Tag Archives: The New Life

The New Life, Tom Crewe (London: Penguin Random House, 2023)

‘We must live in the future we hope to make’ says one of the characters in Tom Crewe’s THE GOOD LIFE. What the novel then explores is the extent to which that’s possible and for whom that’s; how the institution of marriage may enable choices even as it might also obliterate individuals; how class and money figure into it, making some risks worth taking for one and not for others; how sexuality lends a different skin to the game, some wanting to be invisible due to personal shyness others simply terrified of being discovered; and how patriarchal power figures within a 19th century marriage, even when the male is an ‘invert.’ It’s a wonderful novel that well dramatizes the pull of sex – sex is central to this telling in a way it rarely is outside of porn – whilst surgically unveiling a spectrum of moral complexities tied to particular actions. It’s loosely based on John Addington Symons and Havelock Ellis’ writing of SEXUAL INVERSION, here the publication takes place in the immediate aftermath of the Oscar Wilde trial, and the novel vividly evokes that world of 19th century reformists (child labour, women’s rights, free speech, sexual research etc).
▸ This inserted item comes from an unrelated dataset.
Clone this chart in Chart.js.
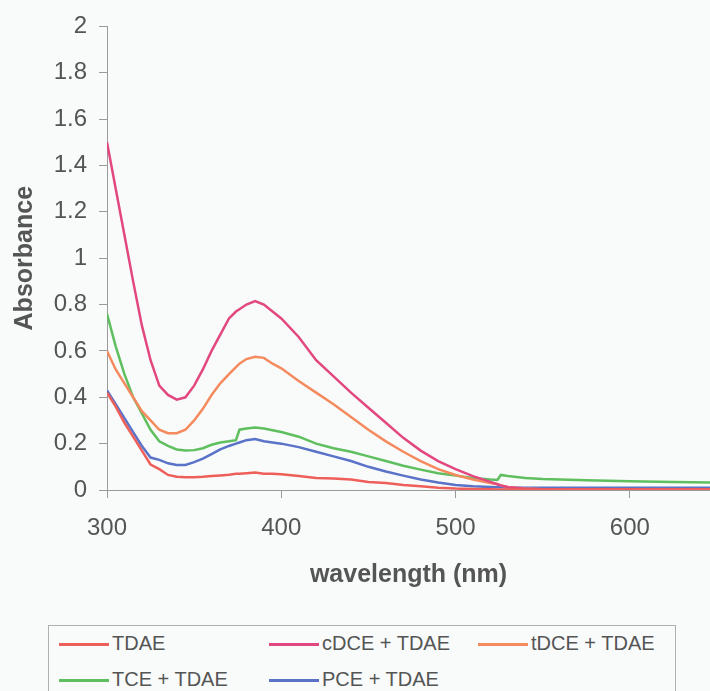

Edward Carpenter appears as a character. The last line in the Afterword is ‘Truths needn’t always rely on facts for its expression’; and I would go further — the novel so successfully evokes the sexual dimension of all these struggles, the personal desires, the lure and restrictions of sex, the danger and frustrations —  that it gets at truths facts alone can’t even begin to express. A novel to savour.